The best way to validate anything is by taking action and testing it. If you offer a service, find 1-3 clients willing to work with you to test your ideas and provide feedback. You can offer your services for free or a reduced fee as the value you receive is in their feedback and building testimonials for your organization. Good luck! Connect with me for further help/discussion.
List them down and discuss with fellow peers whom you might join to start the company or if you begin the company alone then check research out there that might be similar to a company you are launching. Because it with give one a rough idea what to expect in a challenging market.
Use a survey - some people you know and some you don't - give 5-10 questions about your idea without giving it totally away. Use T/F or multiple choice answers.
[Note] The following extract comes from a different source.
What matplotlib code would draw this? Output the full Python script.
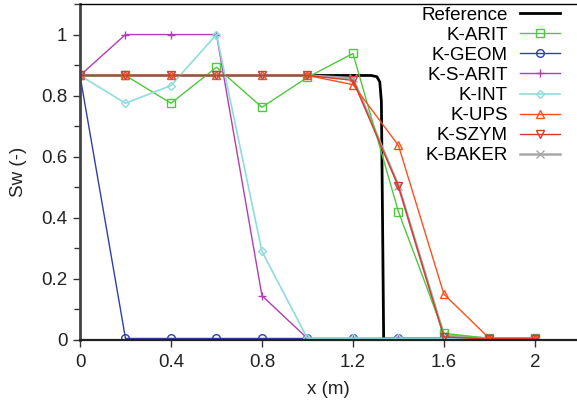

It should give you enough info to see if the plan is valid or not.
put up a google adwords ad with the idea name and the benefit. link a landing page to it and measure the click thru rate. on the landing page say that your product/service is in the making and that you can send first tips if the visitor leaves her email address. count 20% of those who leave the address as future customers and do the maths
Interviews and surveys before you even have something to sell.
Only after you've validated your idea/your users/your customers/your revenue stream, then spend time and money on "building" your Minimuv Viable Product (MVP) and then test it with your users/customers/revenue stream etc.
To the best of your abilities, identify your target customer, and go talk to them. Ask them about your proposed product or service, and get feedback on your assumptions.
If you live in an area with a mass transit system, I recommend going there to find folks to chat with! People who *just* missed the train have a few minutes, and most (at least here in Boston) are very welcoming if you're friendly.
Find groups of people who you believe could become customers and do some market research with them. And ask them who they know who might be willing to help you with your research as well.